Securitização: Fernanda Mello, CEO da VERT Capital (VERT Capital/Divulgação)
Publicado em 5 de agosto de 2025 às 16h15.
*Por Fernanda Mello, CEO da VERT Capital
Quando comecei a trabalhar com securitização, o mercado brasileiro ainda era muito limitado. Em 2010, o mercado de capitais só fazia operações para o setor imobiliário, e o agronegócio era um terreno quase inexplorado. Havia desconfiança, falta de conhecimento técnico, e principalmente um abismo entre os produtos financeiros disponíveis e as necessidades reais de crédito de setores importantes da economia. Foi nesse contexto que em 2012, minha sócia e eu, que na época fazíamos parte da sociedade de outra securitizadora, realizamos a primeira emissão de CRAs (Certificados de Recebíveis do Agronegócio). Um marco, mas também o início de uma longa jornada.
O que aconteceu desde então é uma verdadeira transformação. O mercado de securitização saiu do nicho e se tornou uma alternativa relevante de financiamento para as empresas. O próprio conceito de lastro se ampliou: saímos do tijolo para o campo, da dívida corporativa para recebíveis pulverizados. Mas essa evolução não foi linear nem fácil.
Avançamos muito. Hoje temos produtos diversificados, tecnologias que tornam o controle e o acompanhamento das operações mais eficazes, e uma regulação mais moderna com a Resolução CVM 60/21. Mas ainda enfrentamos entraves importantes.
O primeiro é o desconhecimento. O investidor brasileiro médio ainda não entende plenamente o que é uma operação de securitização pulverizada — e isso gera insegurança. Muitas vezes, nestas operações, o risco de um papel pulverizado por milhares de devedores é menor que o de uma operação corporativa concentrada. Mas, por parecer mais complexo, o pulverizado é deixado de lado.
Outro desafio é a transparência. O mercado carece de informações claras, organizadas e, principalmente, acessíveis. Estamos falando de um ambiente em que muitos investidores ainda precisam de relatórios didáticos para entender seus próprios investimentos. E isso precisa mudar. O futuro da securitização passa, obrigatoriamente, por mais informação — e não só regulatória, mas informação geral mesmo, em linguagem que todos possam compreender.
Vivemos uma era em que a tecnologia permite fazer muito mais com menos — tokenização, rastreamento de recebíveis, integração com bases de dados públicas e privadas.
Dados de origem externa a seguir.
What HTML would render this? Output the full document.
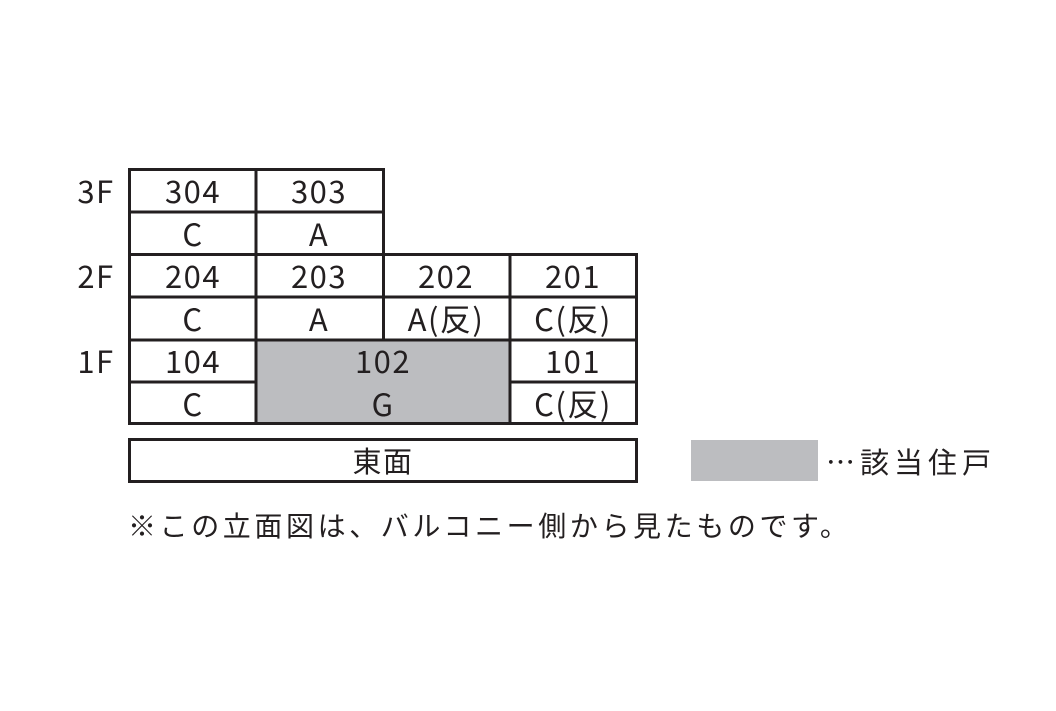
<!DOCTYPE html>
<html><head><meta charset="utf-8"><style>
html,body{margin:0;padding:0;background:#fff;}
text{font-family:"Noto Sans CJK JP","Liberation Sans",sans-serif;fill:#231f20;}
</style></head><body>
<svg width="1056" height="706" viewBox="0 0 1056 706" xmlns="http://www.w3.org/2000/svg">
<rect x="256" y="340" width="254" height="84" fill="#bcbdc0"/>
<rect x="691" y="440" width="127" height="41" fill="#bcbdc0"/>
<g stroke="#231f20" stroke-width="3" fill="none">
<line x1="129.5" y1="168" x2="129.5" y2="425"/>
<line x1="128" y1="169.5" x2="385" y2="169.5"/>
<line x1="383.5" y1="168" x2="383.5" y2="340"/>
<line x1="383" y1="254.5" x2="638" y2="254.5"/>
<line x1="636.5" y1="253" x2="636.5" y2="425"/>
<line x1="128" y1="423.5" x2="638" y2="423.5"/>
<line x1="129" y1="212" x2="383" y2="212"/>
<line x1="129" y1="254.5" x2="383" y2="254.5"/>
<line x1="129" y1="297" x2="637" y2="297"/>
<line x1="129" y1="340" x2="637" y2="340"/>
<line x1="129" y1="382" x2="256" y2="382"/>
<line x1="510" y1="382" x2="637" y2="382"/>
<line x1="256" y1="169" x2="256" y2="424"/>
<line x1="510" y1="254" x2="510" y2="424"/>
<rect x="129.5" y="439.5" width="507" height="42"/>
</g>
<g font-size="31" text-anchor="middle" letter-spacing="1.5">
<text x="96" y="203">3F</text>
<text x="96" y="288">2F</text>
<text x="96" y="373">1F</text>
<text x="193" y="203">304</text>
<text x="319" y="203">303</text>
<text x="193" y="246">C</text>
<text x="319" y="246">A</text>
<text x="193" y="288">204</text>
<text x="319" y="288">203</text>
<text x="446" y="288">202</text>
<text x="573" y="288">201</text>
<text x="193" y="331">C</text>
<text x="319" y="331">A</text>
<text x="446" y="331">A(反)</text>
<text x="573" y="331">C(反)</text>
<text x="193" y="373">104</text>
<text x="383" y="373">102</text>
<text x="573" y="373">101</text>
<text x="193" y="416">C</text>
<text x="383" y="416">G</text>
<text x="573" y="416">C(反)</text>
<text x="383" y="472" font-size="29">東面</text>
</g>
<text x="826" y="473" font-size="29" letter-spacing="5">…該当住戸</text>
<text x="128" y="536" font-size="28" letter-spacing="3.6">※この立面図は、バルコニー側から見たものです。</text>
</svg>
</body></html>
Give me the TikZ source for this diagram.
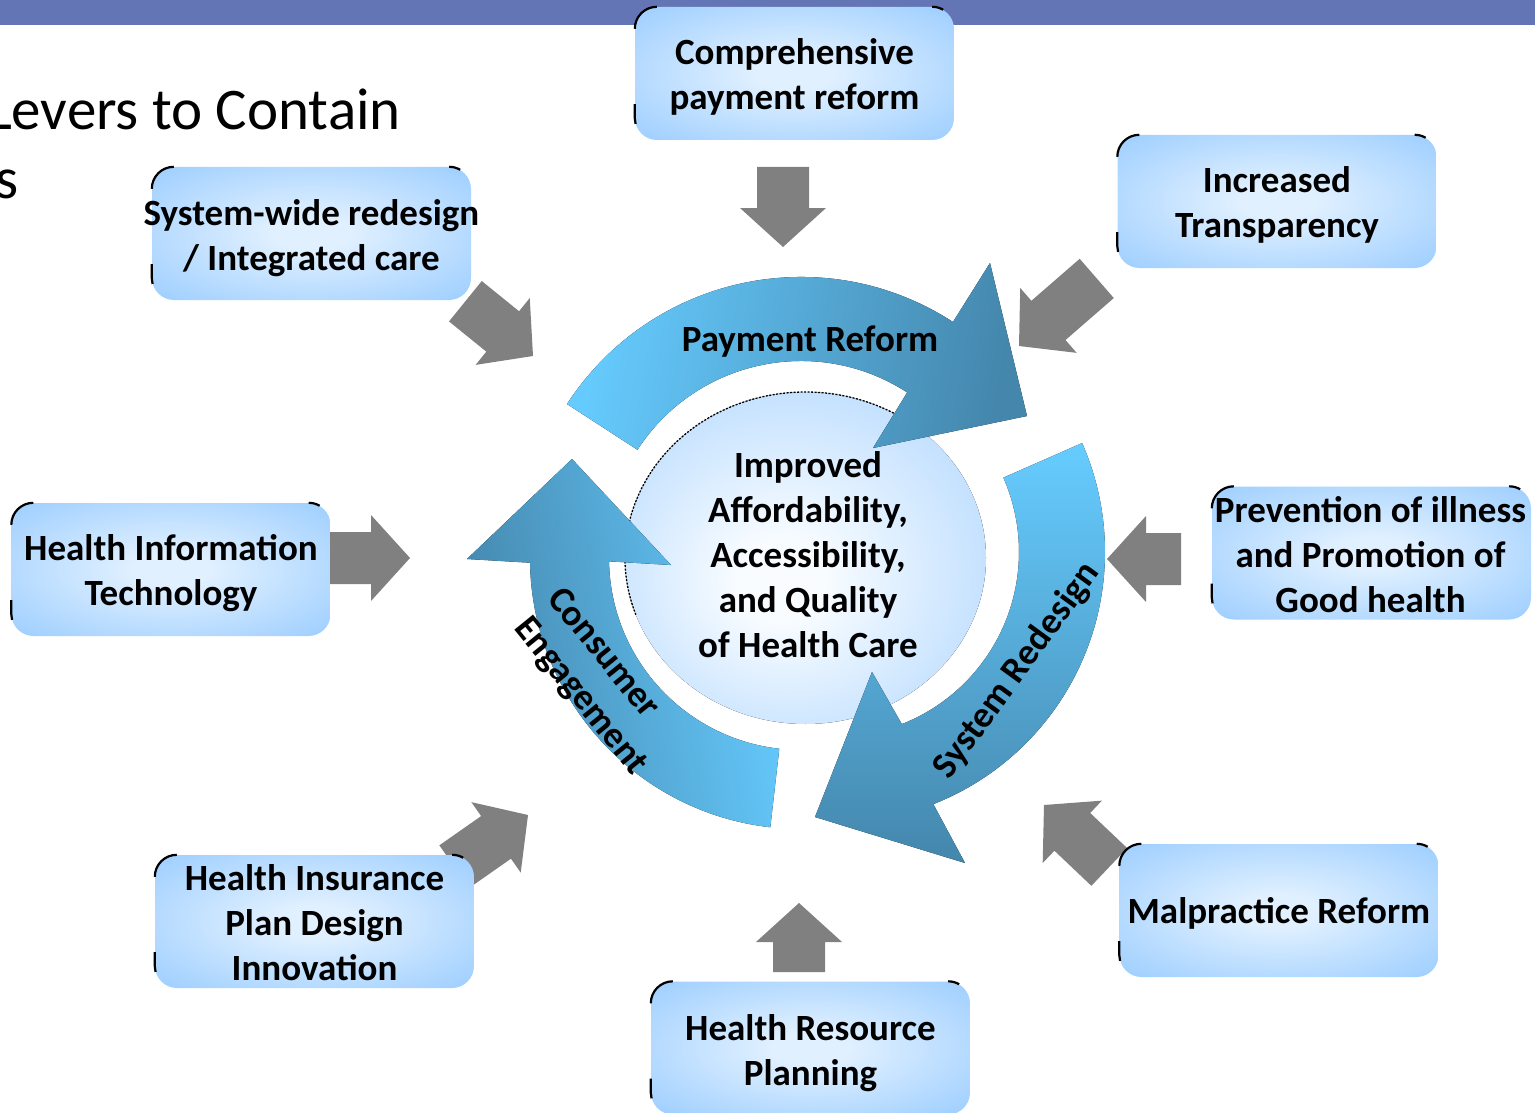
\documentclass[tikz,border=0pt]{standalone}
\usepackage{fontspec}
\setmainfont{Carlito}
\usetikzlibrary{calc}
\definecolor{barblue}{RGB}{99,117,181}
\definecolor{boxout}{RGB}{153,204,255}
\definecolor{boxin}{RGB}{224,240,255}
\definecolor{circin}{RGB}{248,252,255}
\definecolor{circmid}{RGB}{190,222,255}
\definecolor{arclight}{RGB}{102,204,255}
\definecolor{arcdark}{RGB}{68,134,172}
\definecolor{arrgray}{RGB}{128,128,128}
\pgfdeclareradialshading{boxshade}{\pgfpoint{0bp}{0bp}}{color(0bp)=(boxin); color(6bp)=(boxin); color(37bp)=(boxout); color(50bp)=(boxout)}
\pgfdeclareradialshading{circshade}{\pgfpoint{-4bp}{-4bp}}{color(0bp)=(circin); color(6bp)=(circin); color(30bp)=(circmid); color(48bp)=(boxout); color(50bp)=(boxout)}
\newcommand\grayarrow[4]{%
  \fill[arrgray, shift={(#1,#2)}, rotate=#3] (0,0) -- (-39,-43) -- (-39,-26) -- (-#4,-26) -- (-#4,26) -- (-39,26) -- (-39,43) -- cycle;}
\newcommand\boxcorners[1]{%
  \draw[line width=2.2] ([yshift=-22pt]#1.north west) arc[start angle=180, end angle=270, radius=22];
  \draw[line width=2.2] ([xshift=-22pt]#1.north east) arc[start angle=270, end angle=300, radius=22];
  \draw[line width=2.2] ([yshift=36pt]#1.south west) -- ([yshift=22pt]#1.south west) arc[start angle=180, end angle=165, radius=22];}
\tikzset{
  box/.style={rounded corners=22, minimum width=319, minimum height=133, shading=boxshade, inner sep=0},
  boxtext/.style={font=\bfseries\fontsize{37}{45}\selectfont, align=center, inner sep=0},
  lbl/.style={font=\bfseries\fontsize{37}{45}\selectfont, inner sep=0},
  titletext/.style={font=\fontsize{59}{68}\selectfont, inner sep=0, anchor=base east},
}
\begin{document}
\begin{tikzpicture}[x=1pt, y=-1pt]
\useasboundingbox (0,0) rectangle (1535,1113);
\clip (0,0) rectangle (1535,1113);
\fill[white] (0,0) rectangle (1535,1113);
% top bar
\fill[barblue] (0,0) rectangle (1535,25);
% title
\node[titletext] (title1) at (401,130) {Levers to Contain};
\node[titletext] (title2) at (19,198) {s};
% gray arrows
\grayarrow{783}{247}{-90}{80}
\grayarrow{533}{356}{-39}{87}
\grayarrow{1019}{346}{-139}{103}
\grayarrow{410}{558}{0}{85}
\grayarrow{1107}{559}{180}{74}
\grayarrow{528}{815}{35}{90}
\grayarrow{1044}{805}{136.5}{90}
\grayarrow{799}{903}{90}{69}
% boxes
\node[box] (b1) at (794.5,73.5) {};
\boxcorners{b1}
\node[boxtext] (t1) at (794.5,76.5) {Comprehensive\\payment reform};
\node[box] (b2) at (311.5,233.5) {};
\boxcorners{b2}
\node[boxtext] (t2) at (311.5,238) {System-wide redesign\\/ Integrated care};
\node[box] (b3) at (1277,201.5) {};
\boxcorners{b3}
\node[boxtext] (t3) at (1277,204.5) {Increased\\Transparency};
\node[box] (b4) at (171,569.5) {};
\boxcorners{b4}
\node[boxtext] (t4) at (171,573.5) {Health Information\\Technology};
\node[box] (b5) at (1371.5,553) {};
\boxcorners{b5}
\node[boxtext] (t5) at (1370.5,555) {Prevention of illness\\and Promotion of\\Good health};
\node[box] (b6) at (314.5,921.5) {};
\boxcorners{b6}
\node[boxtext] (t6) at (314.5,923) {Health Insurance\\Plan Design\\Innovation};
\node[box] (b7) at (1279,910.5) {};
\boxcorners{b7}
\node[boxtext] (t7) at (1279,913.5) {Malpractice Reform};
\node[box] (b8) at (810.5,1048) {};
\boxcorners{b8}
\node[boxtext] (t8) at (810.5,1053) {Health Resource\\Planning};
% central circle
\fill[shading=circshade] (805.5,558) ellipse [x radius=180.5, y radius=166];
\draw[line width=1.3, dash pattern=on 2pt off 1.5pt] ($(805.5,558)+(160:180.5 and 166)$) arc[start angle=160, end angle=300, x radius=180.5, y radius=166];
% circular arrows
\coordinate (P) at (801,556);
\coordinate (S) at (834,552);
\coordinate (C) at (801,558);
\fill[left color=arclight, right color=arcdark, shading angle=80]
  ($(P)+(-147:279)$) arc[start angle=-147, end angle=-57, radius=279]
  -- (990,263) -- (1027,416) -- (873,448)
  -- ($(P)+(-57:195)$) arc[start angle=-57, end angle=-147, radius=195] -- cycle;
\fill[top color=arclight, bottom color=arcdark]
  ($(S)+(-23.7:271)$) arc[start angle=-23.7, end angle=68.5, radius=271]
  -- (965,863) -- (815,817) -- (872,672)
  -- ($(S)+(68.5:185)$) arc[start angle=68.5, end angle=-23.7, radius=185] -- cycle;
\fill[left color=arcdark, right color=arclight, shading angle=100]
  ($(C)+(96.5:271)$) arc[start angle=96.5, end angle=179, radius=271]
  -- (467,559) -- (572,459) -- (671,565)
  -- ($(C)+(179:192)$) arc[start angle=179, end angle=96.5, radius=192] -- cycle;
% labels
\node[lbl] (pr) at (810,342) {Payment Reform};
\node[lbl, rotate=54] (sr) at (1017,671) {System Redesign};
\node[lbl, rotate=-51] (ce1) at (605,652) {Consumer};
\node[lbl, rotate=-51] (ce2) at (580,697) {Engagement};
\node[boxtext] (ctext) at (808,555) {Improved\\Affordability,\\Accessibility,\\and Quality\\of Health Care};
\end{tikzpicture}
\end{document}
Mas para isso virar realidade em escala, a regulamentação precisa ser um vetor, e não um freio. Isso exige diálogo constante entre mercado e reguladores, com pessoas técnicas participando da construção das normas.
A verdade é que, por muito tempo, criamos estruturas que funcionavam “apesar da regulação”. Hoje, temos a oportunidade de construir um ambiente em que inovação e regulação caminhem juntas. Isso exige esforço, tempo e, principalmente, vontade de fazer diferente.
Nada disso será sustentável se não investirmos em educação. Não adianta termos produtos sofisticados se quem está na ponta vendendo — e comprando — não entende o que está sendo ofertado. E aqui, não se trata apenas de cursos técnicos, mas de criar uma cultura de compreensão de risco, de análise crítica e de responsabilidade sobre as decisões de investimento.
Quando uma operação não vai bem, o que importa é como se responde. Transparência, presença, informação e respeito ao investidor precisam ser pilares, sempre. Em operações complexas, especialmente as pulverizadas, não basta ter um bom jurídico: é preciso ter um bom time, uma boa governança, e ferramentas para agir rápido. Essa é a diferença entre amortizar tudo no dia seguinte de uma Recuperação Judicial de empresa que emitiu títulos ou perder bilhões.
Se hoje me perguntam o que falta para o mercado de securitização se desenvolver de verdade, eu respondo com clareza: mais entendimento, mais transparência e mais gente disposta a aprender e a ensinar. A estrutura está aí. O que falta é musculatura — técnica, institucional e humana — para que esse mercado alcance todo seu potencial.
Ao longo dessa trajetória, tive a chance de ajudar a construir uma empresa que acredita nesses pilares. Mas este artigo não é sobre a VERT. É sobre o caminho que ainda temos que trilhar para que o mercado de capitais brasileiro seja, de fato, uma via ampla, segura e eficiente de financiamento para todos os setores da economia.